Et nous avons finalement aussi travaillé au renforcement de notre coopération dans le cadre des Nations unies puisque, tu l'as rappelé, l'Allemagne assurera en juillet la présidence, après la France qui l'assure en ce moment. Et nous agissons ensemble en permanence pour le renforcement du système multilatéral, notamment à travers l'Alliance pour le multilatéralisme que nous avons lancée ensemble en mars 2019 et dont la prochaine réunion, le 26 juin, portera sur l'architecture mondiale de la santé. C'est un engagement commun très fort que nous voulons poursuivre surtout dans cette période de crise à la fois sanitaire et économique.
Q - J'ai une question pour les deux ministres. Si Israël passe outre votre mise en garde concernant une possibilité d'annexion partielle de la Cisjordanie, travaillez-vous dans cette hypothèse à l'introduction de sanctions communes européennes contre Israël ?

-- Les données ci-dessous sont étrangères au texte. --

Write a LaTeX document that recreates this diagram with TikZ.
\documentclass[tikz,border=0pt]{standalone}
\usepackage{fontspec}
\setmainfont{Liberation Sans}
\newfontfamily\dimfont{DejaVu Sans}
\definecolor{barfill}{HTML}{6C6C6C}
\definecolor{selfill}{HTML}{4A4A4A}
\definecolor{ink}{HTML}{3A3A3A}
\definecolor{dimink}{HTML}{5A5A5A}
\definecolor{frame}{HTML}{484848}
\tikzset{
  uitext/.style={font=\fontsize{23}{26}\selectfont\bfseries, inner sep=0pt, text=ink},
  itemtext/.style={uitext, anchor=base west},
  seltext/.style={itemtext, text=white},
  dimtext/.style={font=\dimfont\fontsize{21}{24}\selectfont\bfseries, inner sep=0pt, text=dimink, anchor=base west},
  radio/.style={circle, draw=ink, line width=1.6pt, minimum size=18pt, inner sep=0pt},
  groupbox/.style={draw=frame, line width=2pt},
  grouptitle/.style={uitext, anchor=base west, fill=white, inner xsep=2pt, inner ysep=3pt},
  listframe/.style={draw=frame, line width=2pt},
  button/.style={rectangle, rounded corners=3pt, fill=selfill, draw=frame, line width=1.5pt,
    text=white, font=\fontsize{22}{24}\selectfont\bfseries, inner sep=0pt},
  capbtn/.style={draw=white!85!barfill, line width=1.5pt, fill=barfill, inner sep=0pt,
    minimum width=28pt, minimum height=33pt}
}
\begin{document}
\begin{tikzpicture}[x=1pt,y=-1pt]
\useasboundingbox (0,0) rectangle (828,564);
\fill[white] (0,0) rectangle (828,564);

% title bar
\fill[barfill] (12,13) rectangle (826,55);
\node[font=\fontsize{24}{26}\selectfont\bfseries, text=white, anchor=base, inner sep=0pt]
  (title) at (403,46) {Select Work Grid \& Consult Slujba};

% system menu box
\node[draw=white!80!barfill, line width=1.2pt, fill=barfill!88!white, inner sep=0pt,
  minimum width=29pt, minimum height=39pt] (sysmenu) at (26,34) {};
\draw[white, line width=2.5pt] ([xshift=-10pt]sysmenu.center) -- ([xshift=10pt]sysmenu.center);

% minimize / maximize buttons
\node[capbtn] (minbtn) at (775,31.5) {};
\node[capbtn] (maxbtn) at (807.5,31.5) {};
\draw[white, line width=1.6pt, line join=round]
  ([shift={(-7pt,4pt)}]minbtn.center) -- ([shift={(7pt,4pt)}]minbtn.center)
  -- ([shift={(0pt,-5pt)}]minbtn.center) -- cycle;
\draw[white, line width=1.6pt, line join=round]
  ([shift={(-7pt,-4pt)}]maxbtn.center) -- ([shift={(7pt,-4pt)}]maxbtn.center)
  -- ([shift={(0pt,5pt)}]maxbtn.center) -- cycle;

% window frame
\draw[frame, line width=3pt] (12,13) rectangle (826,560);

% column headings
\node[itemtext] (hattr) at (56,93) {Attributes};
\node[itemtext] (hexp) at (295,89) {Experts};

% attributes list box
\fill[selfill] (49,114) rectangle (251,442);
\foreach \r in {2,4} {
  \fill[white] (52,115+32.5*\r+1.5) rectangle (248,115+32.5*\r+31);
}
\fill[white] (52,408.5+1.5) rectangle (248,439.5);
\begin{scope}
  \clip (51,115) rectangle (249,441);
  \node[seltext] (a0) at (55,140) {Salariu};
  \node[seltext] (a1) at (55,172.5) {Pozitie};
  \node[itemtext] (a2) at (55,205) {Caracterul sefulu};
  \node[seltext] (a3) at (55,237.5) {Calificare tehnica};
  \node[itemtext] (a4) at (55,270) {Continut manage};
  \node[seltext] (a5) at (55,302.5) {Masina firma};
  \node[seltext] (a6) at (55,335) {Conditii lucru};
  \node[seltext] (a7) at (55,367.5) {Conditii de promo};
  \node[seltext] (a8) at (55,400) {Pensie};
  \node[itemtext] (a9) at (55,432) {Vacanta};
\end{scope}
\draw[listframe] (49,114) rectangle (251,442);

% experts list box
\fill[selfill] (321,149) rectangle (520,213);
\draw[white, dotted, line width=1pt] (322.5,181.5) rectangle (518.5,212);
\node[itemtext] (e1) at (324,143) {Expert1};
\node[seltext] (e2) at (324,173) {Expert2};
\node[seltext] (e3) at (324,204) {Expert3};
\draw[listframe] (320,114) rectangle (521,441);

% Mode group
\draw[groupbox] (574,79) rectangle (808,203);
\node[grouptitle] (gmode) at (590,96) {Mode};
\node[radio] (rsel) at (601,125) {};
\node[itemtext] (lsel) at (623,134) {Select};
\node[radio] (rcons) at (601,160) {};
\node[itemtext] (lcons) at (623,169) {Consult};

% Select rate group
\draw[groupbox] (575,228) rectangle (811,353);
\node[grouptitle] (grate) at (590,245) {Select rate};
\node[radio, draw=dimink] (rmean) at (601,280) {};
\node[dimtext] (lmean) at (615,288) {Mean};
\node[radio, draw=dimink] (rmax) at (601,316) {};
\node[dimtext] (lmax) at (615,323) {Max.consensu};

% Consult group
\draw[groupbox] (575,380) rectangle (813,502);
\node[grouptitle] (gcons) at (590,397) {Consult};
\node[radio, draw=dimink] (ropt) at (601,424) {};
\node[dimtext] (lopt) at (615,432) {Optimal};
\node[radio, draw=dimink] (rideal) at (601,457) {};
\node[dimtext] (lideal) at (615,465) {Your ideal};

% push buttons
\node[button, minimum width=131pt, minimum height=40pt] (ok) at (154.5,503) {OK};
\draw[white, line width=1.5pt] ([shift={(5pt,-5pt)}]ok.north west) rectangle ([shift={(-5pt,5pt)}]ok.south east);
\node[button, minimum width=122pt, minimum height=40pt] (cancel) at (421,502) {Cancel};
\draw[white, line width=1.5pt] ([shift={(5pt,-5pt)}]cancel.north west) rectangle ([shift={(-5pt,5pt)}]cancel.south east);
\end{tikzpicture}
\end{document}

R - Je suis sur la même logique et la même volonté. L'annexion, si elle intervenait, présenterait des risques et serait d'une extrême gravité. D'abord elle remettrait en cause le principe du droit international qui interdit l'acquisition de territoires par la force. Ensuite cela remettrait en cause la solution de deux Etats qui, jusqu'à preuve du contraire, est la seule dans laquelle peut se concevoir, pour les Israéliens comme pour les Palestiniens, un avenir de coexistence pacifique. Et puis enfin, troisièmement, cela renforcerait un foyer d'instabilité au Moyen-Orient qui n'en a vraiment pas besoin, donc notre logique à tous les deux, c'est de dissuader les autorités israéliennes de passer à l'acte et nous le faisons de différentes manières, à la fois au sein de l'UE mais aussi à l'égard de tous ceux qui pourraient pousser dans la même direction. Nous souhaitons que la prise de conscience puisse se faire et que l'état de responsabilité puisse s'imposer.

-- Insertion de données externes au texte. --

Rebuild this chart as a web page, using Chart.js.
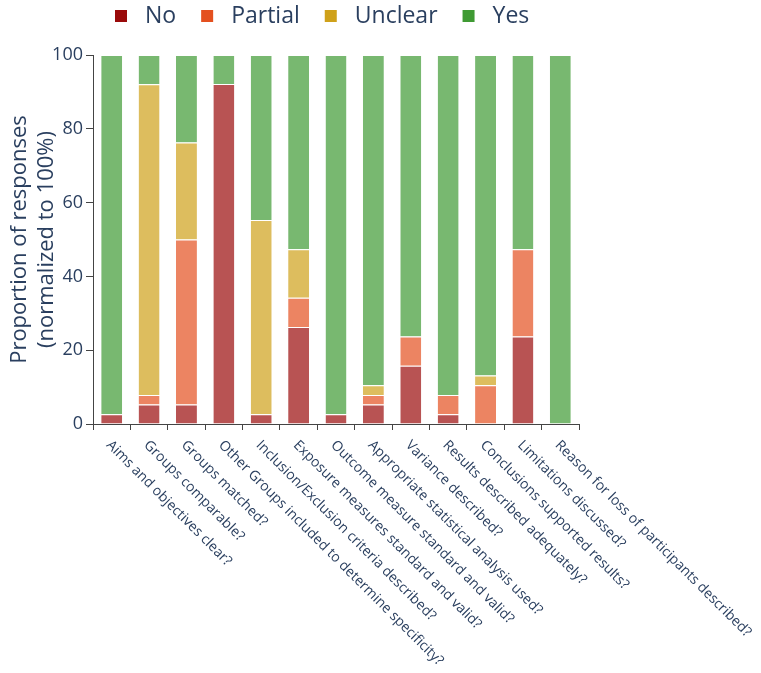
<!DOCTYPE html>
<html>
<head>
<meta charset="utf-8">
<script src="https://cdn.jsdelivr.net/npm/chart.js@4.4.1/dist/chart.umd.min.js"></script>
<style>
  html, body { margin: 0; padding: 0; background: #fff; }
  #wrap { width: 761px; height: 673px; position: relative; }
</style>
</head>
<body>
<div id="wrap"><canvas id="chart"></canvas></div>
<script>
// Questions on the x axis
const categories = [
  "Aims and objectives clear?",
  "Groups comparable?",
  "Groups matched?",
  "Other Groups included to determine specificity?",
  "Inclusion/Exclusion criteria described?",
  "Exposure measures standard and valid?",
  "Outcome measure standard and valid?",
  "Appropriate statistical analysis used?",
  "Variance described?",
  "Results described adequately?",
  "Conclusions supported results?",
  "Limitations discussed?",
  "Reason for loss of participants described?"
];

// Percent of responses per answer (stacked to 100)
const noValues      = [2.63, 5.26, 5.26, 92.11, 2.63, 26.32, 2.63, 5.26, 15.79, 2.63, 0, 23.68, 0];
const partialValues = [0, 2.63, 44.74, 0, 0, 7.89, 0, 2.63, 7.89, 5.26, 10.53, 23.68, 0];
const unclearValues = [0, 84.21, 26.32, 0, 52.63, 13.16, 0, 2.63, 0, 0, 2.63, 0, 0];
const yesValues     = [97.37, 7.89, 23.68, 7.89, 44.74, 52.63, 97.37, 89.47, 76.32, 92.11, 86.84, 52.63, 100];

const seriesNames = ["No", "Partial", "Unclear", "Yes"];
const yTicks = [0, 20, 40, 60, 80, 100];

const textColor = "#2a3f5f";
const fontFamily = "'Open Sans', 'Noto Sans', sans-serif";
const baseColors = ["#9a0a0a", "#e4501f", "#cfa11a", "#3f9a33"];

function withAlpha(hex, a) {
  const n = parseInt(hex.slice(1), 16);
  return `rgba(${(n >> 16) & 255}, ${(n >> 8) & 255}, ${n & 255}, ${a})`;
}

// Legend drawn at the top, left aligned near the plot
const topLegend = {
  id: "topLegend",
  afterDraw(chart) {
    const ctx = chart.ctx;
    ctx.save();
    ctx.font = "23px " + fontFamily;
    ctx.textBaseline = "middle";
    let x = 115;
    const y = 16;
    seriesNames.forEach((name, i) => {
      ctx.fillStyle = baseColors[i];
      ctx.fillRect(x, y - 6, 12, 12);
      x += 12 + 18;
      ctx.fillStyle = textColor;
      ctx.fillText(name, x, y);
      x += ctx.measureText(name).width + 25;
    });
    ctx.restore();
  }
};

// Tilted category labels hanging down-right from each tick
const tiltedLabels = {
  id: "tiltedLabels",
  afterDraw(chart) {
    const ctx = chart.ctx;
    const xs = chart.scales.x;
    const top = chart.chartArea.bottom + 19;
    ctx.save();
    ctx.font = "14px " + fontFamily;
    ctx.fillStyle = textColor;
    ctx.textAlign = "left";
    ctx.textBaseline = "middle";
    categories.forEach((label, i) => {
      const px = xs.getPixelForValue(i);
      ctx.save();
      ctx.translate(px - 3, top);
      ctx.rotate(45 * Math.PI / 180);
      ctx.fillText(label, 0, 0);
      ctx.restore();
    });
    ctx.restore();
  }
};

const valueSets = [noValues, partialValues, unclearValues, yesValues];

new Chart(document.getElementById("chart"), {
  type: "bar",
  data: {
    labels: categories,
    datasets: seriesNames.map((name, i) => ({
      label: name,
      data: valueSets[i],
      backgroundColor: withAlpha(baseColors[i], 0.7),
      borderColor: "#ffffff",
      borderWidth: { top: 1, left: 0, right: 0, bottom: 0 },
      borderSkipped: false,
      barPercentage: 0.56,
      categoryPercentage: 1.0
    }))
  },
  options: {
    responsive: true,
    maintainAspectRatio: false,
    animation: false,
    layout: { padding: { top: 55, left: 0, right: 182, bottom: 0 } },
    plugins: {
      legend: { display: false },
      tooltip: { enabled: false }
    },
    scales: {
      x: {
        stacked: true,
        grid: { drawOnChartArea: false, drawTicks: true, tickLength: 6, color: "#444" },
        border: { display: true, color: "#444", width: 1 },
        ticks: { display: false },
        afterFit(s) { s.height = 249; }
      },
      y: {
        stacked: true,
        min: 0,
        max: 100,
        afterBuildTicks(s) { s.ticks = yTicks.map(v => ({ value: v })); },
        grid: { drawOnChartArea: false, drawTicks: true, tickLength: 7, color: "#444" },
        border: { display: true, color: "#444", width: 1 },
        ticks: {
          color: textColor,
          font: { family: fontFamily, size: 18 },
          padding: 3
        },
        title: {
          display: true,
          text: ["Proportion of responses", "(normalized to 100%)"],
          color: textColor,
          font: { family: fontFamily, size: 22, lineHeight: 1.2 },
          padding: { top: 7, bottom: 0 }
        },
        afterFit(s) { s.width = 93; }
      }
    }
  },
  plugins: [topLegend, tiltedLabels]
});
</script>
</body>
</html>
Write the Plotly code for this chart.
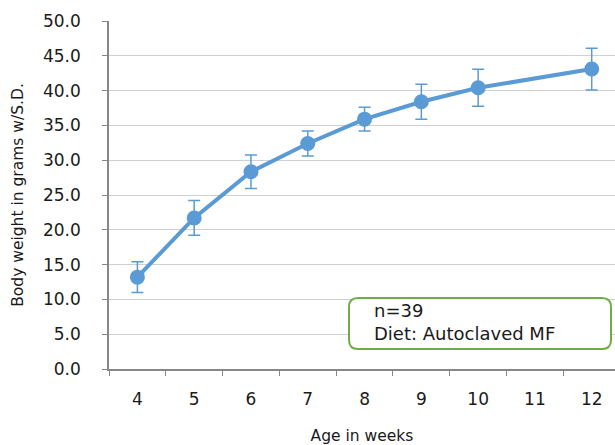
import plotly.graph_objects as go

weeks = ["4", "5", "6", "7", "8", "9", "10", "11", "12"]
weight = [13.2, 21.7, 28.35, 32.4, 35.9, 38.4, 40.4, None, 43.1]
sd = [2.2, 2.5, 2.4, 1.8, 1.7, 2.5, 2.65, None, 3.0]

FONT = "DejaVu Sans"
BLUE = "#5b9bd5"

fig = go.Figure()
fig.add_trace(go.Scatter(
    x=weeks, y=weight,
    mode="lines+markers",
    connectgaps=True,
    line=dict(color=BLUE, width=4),
    marker=dict(color=BLUE, size=15),
    error_y=dict(type="data", array=sd, visible=True, color=BLUE, thickness=1.5, width=6),
    showlegend=False,
))

# rounded annotation box (paper coords)
x0, x1, y0, y1 = 0.4743, 0.9921, 0.0575, 0.2040
rx, ry = 9 / 506, 9 / 348
path = (f"M {x0+rx},{y1} L {x1-rx},{y1} Q {x1},{y1} {x1},{y1-ry} "
        f"L {x1},{y0+ry} Q {x1},{y0} {x1-rx},{y0} L {x0+rx},{y0} "
        f"Q {x0},{y0} {x0},{y0+ry} L {x0},{y1-ry} Q {x0},{y1} {x0+rx},{y1} Z")
fig.add_shape(type="path", path=path, xref="paper", yref="paper",
              line=dict(color="#70ad47", width=2), fillcolor="white", layer="above")
fig.add_annotation(text="n=39", x=0.5198, y=0.1667, xref="paper", yref="paper",
                   xanchor="left", yanchor="middle", showarrow=False,
                   font=dict(family=FONT, size=18, color="#1a1a1a"))
fig.add_annotation(text="Diet: Autoclaved MF", x=0.5198, y=0.1034, xref="paper", yref="paper",
                   xanchor="left", yanchor="middle", showarrow=False,
                   font=dict(family=FONT, size=18, color="#1a1a1a"))

fig.update_layout(
    width=615, height=445,
    margin=dict(l=109, r=0, t=21, b=76),
    paper_bgcolor="white", plot_bgcolor="white",
    font=dict(family=FONT, color="#1a1a1a"),
    xaxis=dict(
        type="category", range=[-0.5, 8.41],
        showline=True, linecolor="#878787", linewidth=1.5,
        ticks="outside", tickson="boundaries", ticklen=5, tickcolor="#878787",
        tickfont=dict(size=17), ticklabelstandoff=14, showgrid=False,
        title=dict(text="Age in weeks", font=dict(size=15.5), standoff=22),
    ),
    yaxis=dict(
        range=[0, 50], dtick=5, tickformat=".1f",
        showline=True, linecolor="#878787", linewidth=1.5,
        ticks="outside", ticklen=5, tickcolor="#878787",
        tickfont=dict(size=17), ticklabelstandoff=18,
        showgrid=True, gridcolor="#d0d0d0", gridwidth=1,
        zeroline=False,
        title=dict(text="Body weight in grams w/S.D.", font=dict(size=15.5), standoff=16),
    ),
)

fig.write_html("out.html", config={"displayModeBar": False},
               post_script="document.body.style.margin='0';")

Q - Une question à vous deux, Messieurs les Ministres, sur l'Iran : aujourd'hui, et à l'initiative de vos deux pays, l'AIEA à Vienne a adopté une résolution très critique à l'égard de l'Iran sur le nucléaire. Ne craignez-vous pas que l'adoption de cette résolution finalement ne précipite la fin totale de l'accord sur le nucléaire avec l'Iran dans lequel les Européens ont joué un rôle important ? Deuxièmement : si l'Iran ne fait pas ce qu'on lui demande, c'est-à-dire ne donne pas accès aux sites nucléaires pour qu'ils soient inspectés, êtes-vous prêts, là encore, à soutenir des sanctions à l'ONU?

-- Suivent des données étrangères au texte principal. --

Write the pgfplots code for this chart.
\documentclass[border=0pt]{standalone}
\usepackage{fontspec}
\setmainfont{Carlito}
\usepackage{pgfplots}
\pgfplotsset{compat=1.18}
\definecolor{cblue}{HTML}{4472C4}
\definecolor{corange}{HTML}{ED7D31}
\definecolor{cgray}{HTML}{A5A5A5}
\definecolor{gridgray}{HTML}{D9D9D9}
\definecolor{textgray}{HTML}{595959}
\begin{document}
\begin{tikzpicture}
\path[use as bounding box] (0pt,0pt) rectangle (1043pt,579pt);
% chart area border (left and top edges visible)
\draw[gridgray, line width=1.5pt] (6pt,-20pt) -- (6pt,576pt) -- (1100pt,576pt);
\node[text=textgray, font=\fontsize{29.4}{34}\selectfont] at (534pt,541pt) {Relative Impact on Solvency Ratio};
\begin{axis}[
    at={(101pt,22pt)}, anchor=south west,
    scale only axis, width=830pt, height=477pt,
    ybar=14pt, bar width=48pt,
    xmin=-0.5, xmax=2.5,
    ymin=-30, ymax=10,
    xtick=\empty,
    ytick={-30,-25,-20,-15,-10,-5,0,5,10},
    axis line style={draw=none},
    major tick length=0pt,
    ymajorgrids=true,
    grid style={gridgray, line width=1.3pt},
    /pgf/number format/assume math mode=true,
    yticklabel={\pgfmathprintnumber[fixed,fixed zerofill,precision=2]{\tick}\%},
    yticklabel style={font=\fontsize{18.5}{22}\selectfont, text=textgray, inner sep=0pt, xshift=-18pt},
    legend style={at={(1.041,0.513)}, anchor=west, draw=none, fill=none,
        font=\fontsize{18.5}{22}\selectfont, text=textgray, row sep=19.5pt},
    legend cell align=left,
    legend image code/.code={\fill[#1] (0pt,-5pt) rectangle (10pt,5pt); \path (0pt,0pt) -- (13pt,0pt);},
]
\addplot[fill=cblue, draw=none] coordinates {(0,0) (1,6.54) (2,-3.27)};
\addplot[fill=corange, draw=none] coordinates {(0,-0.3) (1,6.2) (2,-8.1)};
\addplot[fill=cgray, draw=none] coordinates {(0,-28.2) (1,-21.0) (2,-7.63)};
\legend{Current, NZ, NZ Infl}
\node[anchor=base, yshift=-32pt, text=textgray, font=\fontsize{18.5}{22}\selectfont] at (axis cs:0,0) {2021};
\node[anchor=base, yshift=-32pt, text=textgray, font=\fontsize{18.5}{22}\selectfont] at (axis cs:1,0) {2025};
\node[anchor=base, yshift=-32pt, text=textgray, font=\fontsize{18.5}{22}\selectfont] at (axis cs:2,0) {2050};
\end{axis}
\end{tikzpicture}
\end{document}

R - La décision qui a été prise ce matin, la résolution qui a été prise ce matin, à laquelle vous faites référence dans le cadre de l'AIEA, et le soutien qui est apporté à l'AIEA et à son directeur général par cette résolution, le conseil des gouverneurs, cette résolution, elle a été initiée à notre initiative. D'abord, elle a été adoptée très largement puisque je crois que les deux tiers des membres du Conseil l'ont soutenue et elle affirme le rôle de l'AIEA dans sa vocation de contrôle et de vérification. Et donc, elle apporte son soutien pour que l'AIEA puisse jouer son rôle et nous souhaitons que l'Iran entende ce message et accepte ce rôle de contrôle et de vérification de la communauté internationale que donne l'AIEA. C'est séparé de l'accord de Vienne. C'est un soutien qui est indépendant du processus de discussion du JCPoA qu'Heiko a évoqué. Je n'ai rien à ajouter sur ce qu'il vient de dire sur notre engagement commun pour le respect de l'accord de Vienne. Nous constatons ensemble qu'il y a progressivement des violations qui sont effectuées par l'Iran sur le JCPoA. Nous le regrettons mais nous considérons que le JCPoA reste toujours le cadre permettant d'aboutir à ce que l'Iran se consacre exclusivement au nucléaire civil et exclue toute perspective d'accession à l'arme nucléaire. C'est un enjeu considérable et il était très important que les E3 continuent à discuter ensemble sur leur appréciation de la situation et sur la manière de faire en sorte que l'Iran revienne aux fondamentaux de cet accord.